Court Concluded a Counselor’s Free Exercise of Religion Did Not Permit Him to Use Religious Counseling Methods

Can a juvenile court counselor be fired for using a "Christian perspective" in counseling emotionally

Can a juvenile court counselor be fired for using a "Christian perspective" in counseling emotionally disturbed adolescents? Yes, concluded a federal court in Virginia.

The counselor, who was a county employee, was discharged for his "stubborn insistence upon injecting his religious views into his counseling against the wishes of his superiors." The counselor sued the county, claiming that his discharge violated his constitutional right to religious freedom.

In rejecting this claim, the court observed that the counselor's right to exercise his religion was not absolute, but had to be balanced against the state's duty to avoid violating the first amendment's nonestablishment of religion clause and protecting the religious beliefs of others. The court concluded that "when the exercise of an individual's first amendment rights potentially violates free exercise rights of others or the mandates of the establishment clause, the individual's rights are not absolute. On the facts of this case, the court concludes that [the counselor's] constitutional right to the free exercise of his religion does not go so far as to permit him to use religious counseling methods against the orders of his superiors."

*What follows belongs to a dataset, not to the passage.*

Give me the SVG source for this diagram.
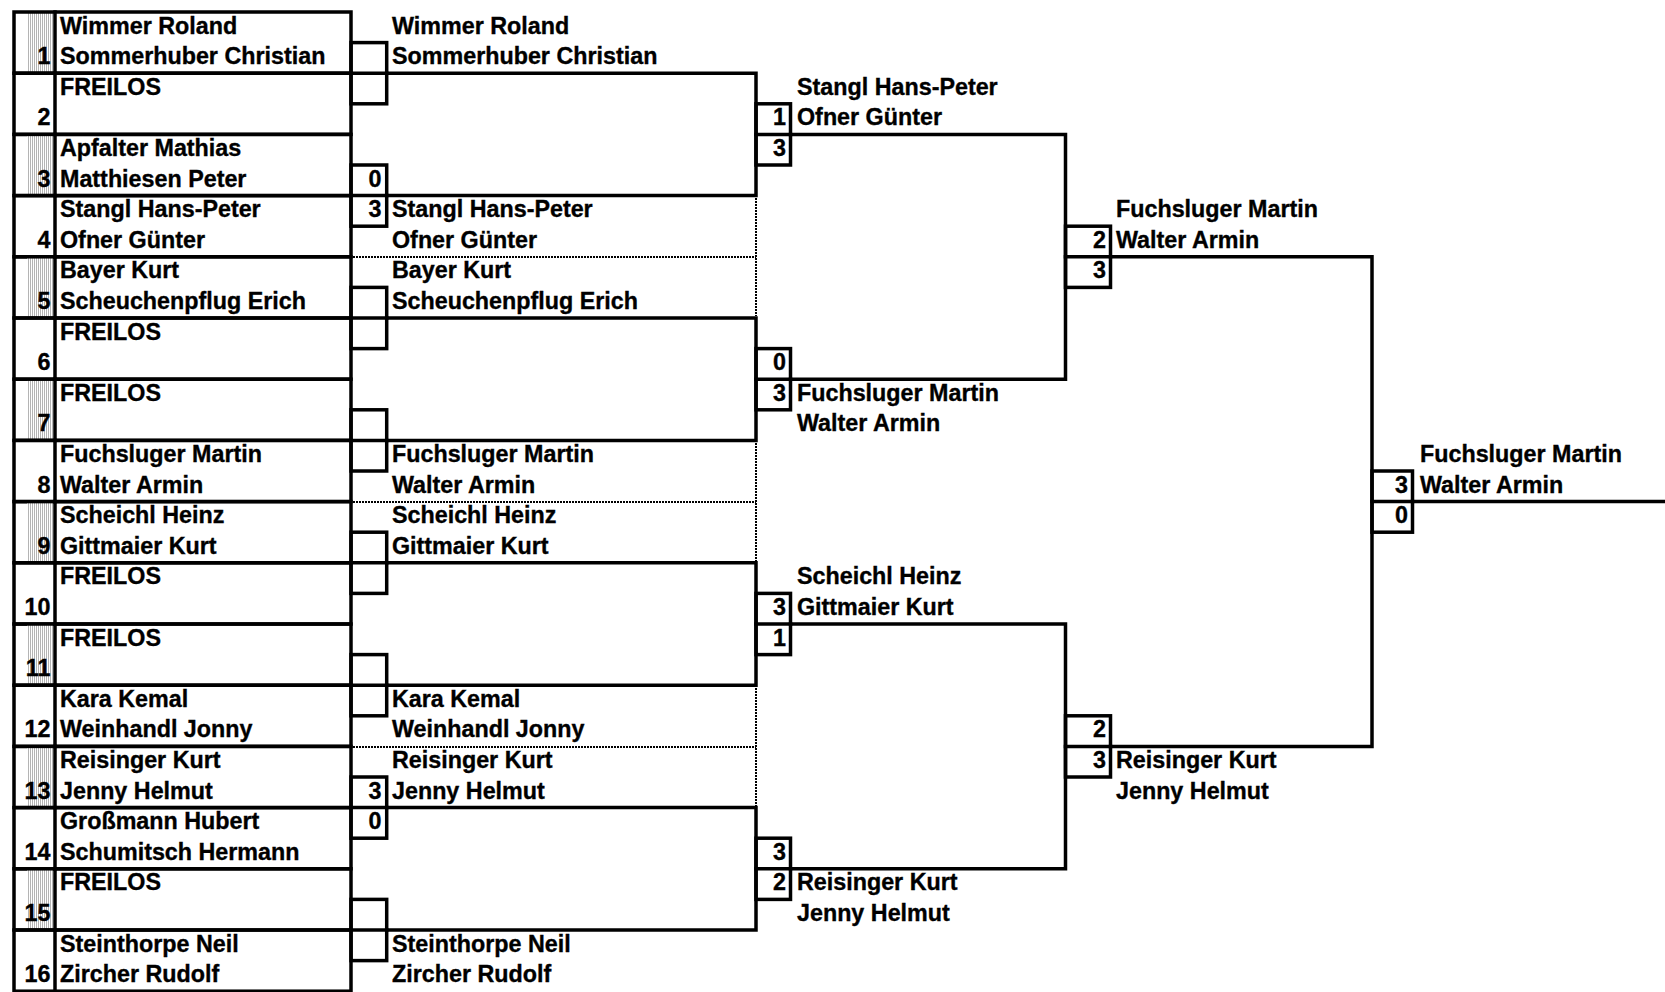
<svg xmlns="http://www.w3.org/2000/svg" width="1665" height="992" viewBox="0 0 1665 992">
<defs>
<pattern id="hatch" patternUnits="userSpaceOnUse" width="2" height="2">
<rect width="2" height="2" fill="#ffffff"/>
<rect width="1" height="2" fill="#b4b4b4"/>
</pattern>
</defs>
<style>
text { font-family: "Liberation Sans", Arial, sans-serif; font-weight: bold; font-size: 23.3px; fill: #000; stroke: #000; stroke-width: 0.35px; }
.num, .sc { text-anchor: end; }
.ln { stroke: #000; stroke-width: 3.5; fill: none; stroke-linecap: square; }
.dot { stroke: #000; stroke-width: 2; stroke-dasharray: 2 1; fill: none; }
.shade { fill: url(#hatch); }
</style>
<rect width="1665" height="992" fill="#fff"/>

<g id="players">
<g id="p1"><rect class="shade" x="27" y="12" width="26" height="61.2"/><rect class="ln" x="14" y="12" width="337" height="61.2"/><line class="ln" x1="55" y1="12" x2="55" y2="73.2"/><text class="num" x="50.5" y="64.1">1</text><text x="60" y="33.5">Wimmer Roland</text><text x="60" y="64.1">Sommerhuber Christian</text></g>
<g id="p2"><rect class="ln" x="14" y="73.2" width="337" height="61.2"/><line class="ln" x1="55" y1="73.2" x2="55" y2="134.4"/><text class="num" x="50.5" y="125.3">2</text><text x="60" y="94.7">FREILOS</text></g>
<g id="p3"><rect class="shade" x="27" y="134.4" width="26" height="61.2"/><rect class="ln" x="14" y="134.4" width="337" height="61.2"/><line class="ln" x1="55" y1="134.4" x2="55" y2="195.6"/><text class="num" x="50.5" y="186.5">3</text><text x="60" y="155.9">Apfalter Mathias</text><text x="60" y="186.5">Matthiesen Peter</text></g>
<g id="p4"><rect class="ln" x="14" y="195.6" width="337" height="61.2"/><line class="ln" x1="55" y1="195.6" x2="55" y2="256.8"/><text class="num" x="50.5" y="247.7">4</text><text x="60" y="217.1">Stangl Hans-Peter</text><text x="60" y="247.7">Ofner Günter</text></g>
<g id="p5"><rect class="shade" x="27" y="256.8" width="26" height="61.2"/><rect class="ln" x="14" y="256.8" width="337" height="61.2"/><line class="ln" x1="55" y1="256.8" x2="55" y2="318"/><text class="num" x="50.5" y="308.9">5</text><text x="60" y="278.3">Bayer Kurt</text><text x="60" y="308.9">Scheuchenpflug Erich</text></g>
<g id="p6"><rect class="ln" x="14" y="318" width="337" height="61.2"/><line class="ln" x1="55" y1="318" x2="55" y2="379.2"/><text class="num" x="50.5" y="370.1">6</text><text x="60" y="339.5">FREILOS</text></g>
<g id="p7"><rect class="shade" x="27" y="379.2" width="26" height="61.2"/><rect class="ln" x="14" y="379.2" width="337" height="61.2"/><line class="ln" x1="55" y1="379.2" x2="55" y2="440.4"/><text class="num" x="50.5" y="431.3">7</text><text x="60" y="400.7">FREILOS</text></g>
<g id="p8"><rect class="ln" x="14" y="440.4" width="337" height="61.2"/><line class="ln" x1="55" y1="440.4" x2="55" y2="501.6"/><text class="num" x="50.5" y="492.5">8</text><text x="60" y="461.9">Fuchsluger Martin</text><text x="60" y="492.5">Walter Armin</text></g>
<g id="p9"><rect class="shade" x="27" y="501.6" width="26" height="61.2"/><rect class="ln" x="14" y="501.6" width="337" height="61.2"/><line class="ln" x1="55" y1="501.6" x2="55" y2="562.8"/><text class="num" x="50.5" y="553.7">9</text><text x="60" y="523.1">Scheichl Heinz</text><text x="60" y="553.7">Gittmaier Kurt</text></g>
<g id="p10"><rect class="ln" x="14" y="562.8" width="337" height="61.2"/><line class="ln" x1="55" y1="562.8" x2="55" y2="624"/><text class="num" x="50.5" y="614.9">10</text><text x="60" y="584.3">FREILOS</text></g>
<g id="p11"><rect class="shade" x="27" y="624" width="26" height="61.2"/><rect class="ln" x="14" y="624" width="337" height="61.2"/><line class="ln" x1="55" y1="624" x2="55" y2="685.2"/><text class="num" x="50.5" y="676.1">11</text><text x="60" y="645.5">FREILOS</text></g>
<g id="p12"><rect class="ln" x="14" y="685.2" width="337" height="61.2"/><line class="ln" x1="55" y1="685.2" x2="55" y2="746.4"/><text class="num" x="50.5" y="737.3">12</text><text x="60" y="706.7">Kara Kemal</text><text x="60" y="737.3">Weinhandl Jonny</text></g>
<g id="p13"><rect class="shade" x="27" y="746.4" width="26" height="61.2"/><rect class="ln" x="14" y="746.4" width="337" height="61.2"/><line class="ln" x1="55" y1="746.4" x2="55" y2="807.6"/><text class="num" x="50.5" y="798.5">13</text><text x="60" y="767.9">Reisinger Kurt</text><text x="60" y="798.5">Jenny Helmut</text></g>
<g id="p14"><rect class="ln" x="14" y="807.6" width="337" height="61.2"/><line class="ln" x1="55" y1="807.6" x2="55" y2="868.8"/><text class="num" x="50.5" y="859.7">14</text><text x="60" y="829.1">Großmann Hubert</text><text x="60" y="859.7">Schumitsch Hermann</text></g>
<g id="p15"><rect class="shade" x="27" y="868.8" width="26" height="61.2"/><rect class="ln" x="14" y="868.8" width="337" height="61.2"/><line class="ln" x1="55" y1="868.8" x2="55" y2="930"/><text class="num" x="50.5" y="920.9">15</text><text x="60" y="890.3">FREILOS</text></g>
<g id="p16"><rect class="ln" x="14" y="930" width="337" height="61.2"/><line class="ln" x1="55" y1="930" x2="55" y2="991.2"/><text class="num" x="50.5" y="982.1">16</text><text x="60" y="951.5">Steinthorpe Neil</text><text x="60" y="982.1">Zircher Rudolf</text></g>
</g>

<g id="connectors">
<path class="ln" d="M386.7 73.2 H756 V195.6 H386.7"/>
<path class="ln" d="M386.7 318 H756 V440.4 H386.7"/>
<path class="ln" d="M386.7 562.8 H756 V685.2 H386.7"/>
<path class="ln" d="M386.7 807.6 H756 V930 H386.7"/>
<path class="ln" d="M790.5 134.4 H1065.5 V379.2 H790.5"/>
<path class="ln" d="M790.5 624 H1065.5 V868.8 H790.5"/>
<path class="ln" d="M1110.5 256.8 H1372 V746.4 H1110.5"/>
<path class="ln" d="M1412.5 501.6 H1665"/>
<path class="dot" d="M756 198 V316 M353 257 H756"/>
<path class="dot" d="M756 443 V561 M353 502 H756"/>
<path class="dot" d="M756 688 V806 M353 747 H756"/>
</g>

<g id="round1">
<g id="r1m1"><rect class="ln" x="351" y="42.6" width="35.7" height="61.2"/><line class="ln" x1="351" y1="73.2" x2="386.7" y2="73.2"/></g>
<g id="r1m2"><rect class="ln" x="351" y="165" width="35.7" height="61.2"/><line class="ln" x1="351" y1="195.6" x2="386.7" y2="195.6"/><text class="sc" x="381.5" y="186.5">0</text><text class="sc" x="381.5" y="217.1">3</text></g>
<g id="r1m3"><rect class="ln" x="351" y="287.4" width="35.7" height="61.2"/><line class="ln" x1="351" y1="318" x2="386.7" y2="318"/></g>
<g id="r1m4"><rect class="ln" x="351" y="409.8" width="35.7" height="61.2"/><line class="ln" x1="351" y1="440.4" x2="386.7" y2="440.4"/></g>
<g id="r1m5"><rect class="ln" x="351" y="532.2" width="35.7" height="61.2"/><line class="ln" x1="351" y1="562.8" x2="386.7" y2="562.8"/></g>
<g id="r1m6"><rect class="ln" x="351" y="654.6" width="35.7" height="61.2"/><line class="ln" x1="351" y1="685.2" x2="386.7" y2="685.2"/></g>
<g id="r1m7"><rect class="ln" x="351" y="777" width="35.7" height="61.2"/><line class="ln" x1="351" y1="807.6" x2="386.7" y2="807.6"/><text class="sc" x="381.5" y="798.5">3</text><text class="sc" x="381.5" y="829.1">0</text></g>
<g id="r1m8"><rect class="ln" x="351" y="899.4" width="35.7" height="61.2"/><line class="ln" x1="351" y1="930" x2="386.7" y2="930"/></g>
</g>

<g id="round1-winners">
<g id="w1a"><text x="392" y="33.5">Wimmer Roland</text><text x="392" y="64.1">Sommerhuber Christian</text></g>
<g id="w1b"><text x="392" y="217.1">Stangl Hans-Peter</text><text x="392" y="247.7">Ofner Günter</text></g>
<g id="w1c"><text x="392" y="278.3">Bayer Kurt</text><text x="392" y="308.9">Scheuchenpflug Erich</text></g>
<g id="w1d"><text x="392" y="461.9">Fuchsluger Martin</text><text x="392" y="492.5">Walter Armin</text></g>
<g id="w1e"><text x="392" y="523.1">Scheichl Heinz</text><text x="392" y="553.7">Gittmaier Kurt</text></g>
<g id="w1f"><text x="392" y="706.7">Kara Kemal</text><text x="392" y="737.3">Weinhandl Jonny</text></g>
<g id="w1g"><text x="392" y="767.9">Reisinger Kurt</text><text x="392" y="798.5">Jenny Helmut</text></g>
<g id="w1h"><text x="392" y="951.5">Steinthorpe Neil</text><text x="392" y="982.1">Zircher Rudolf</text></g>
</g>

<g id="round2">
<g id="r2m1"><rect class="ln" x="756" y="103.8" width="34.5" height="61.2"/><line class="ln" x1="756" y1="134.4" x2="790.5" y2="134.4"/><text class="sc" x="786" y="125.3">1</text><text class="sc" x="786" y="155.9">3</text><text x="797" y="94.7">Stangl Hans-Peter</text><text x="797" y="125.3">Ofner Günter</text></g>
<g id="r2m2"><rect class="ln" x="756" y="348.6" width="34.5" height="61.2"/><line class="ln" x1="756" y1="379.2" x2="790.5" y2="379.2"/><text class="sc" x="786" y="370.1">0</text><text class="sc" x="786" y="400.7">3</text><text x="797" y="400.7">Fuchsluger Martin</text><text x="797" y="431.3">Walter Armin</text></g>
<g id="r2m3"><rect class="ln" x="756" y="593.4" width="34.5" height="61.2"/><line class="ln" x1="756" y1="624" x2="790.5" y2="624"/><text class="sc" x="786" y="614.9">3</text><text class="sc" x="786" y="645.5">1</text><text x="797" y="584.3">Scheichl Heinz</text><text x="797" y="614.9">Gittmaier Kurt</text></g>
<g id="r2m4"><rect class="ln" x="756" y="838.2" width="34.5" height="61.2"/><line class="ln" x1="756" y1="868.8" x2="790.5" y2="868.8"/><text class="sc" x="786" y="859.7">3</text><text class="sc" x="786" y="890.3">2</text><text x="797" y="890.3">Reisinger Kurt</text><text x="797" y="920.9">Jenny Helmut</text></g>
</g>

<g id="round3">
<g id="r3m1"><rect class="ln" x="1065.5" y="226.2" width="45" height="61.2"/><line class="ln" x1="1065.5" y1="256.8" x2="1110.5" y2="256.8"/><text class="sc" x="1106" y="247.7">2</text><text class="sc" x="1106" y="278.3">3</text><text x="1116" y="217.1">Fuchsluger Martin</text><text x="1116" y="247.7">Walter Armin</text></g>
<g id="r3m2"><rect class="ln" x="1065.5" y="715.8" width="45" height="61.2"/><line class="ln" x1="1065.5" y1="746.4" x2="1110.5" y2="746.4"/><text class="sc" x="1106" y="737.3">2</text><text class="sc" x="1106" y="767.9">3</text><text x="1116" y="767.9">Reisinger Kurt</text><text x="1116" y="798.5">Jenny Helmut</text></g>
</g>

<g id="final">
<rect class="ln" x="1372" y="471" width="40.5" height="61.2"/><line class="ln" x1="1372" y1="501.6" x2="1412.5" y2="501.6"/><text class="sc" x="1408" y="492.5">3</text><text class="sc" x="1408" y="523.1">0</text><text x="1420" y="461.9">Fuchsluger Martin</text><text x="1420" y="492.5">Walter Armin</text>
</g>
</svg>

This conclusion was reinforced by the fact that the counselor was in a position of trust and his clients, "all of whom were young and many of whom were troubled, were a captive, impressionable audience." The court also observed that the counselor's behavior raised questions as to his suitability to work with emotionally disturbed youth. In particular, the court observed that the counselor had called one of his supervisors an "evil witch," encouraged clients to "go with The Force" (an allusion to the Star Wars films), and sent his superiors a letter accusing them of "crucifying the word and intention of the Lord as it was acting through him" (a copy of this letter was sent to President Reagan, Pope John Paul, and Billy Graham).

This case illustrates the danger of using government employment to engage in proselytizing. Cases upholding the legality of government chaplains serving the military, prisons, and tax-subsidized hospitals have similarly suggested that active proselytizing may raise questions as to the legality of such positions.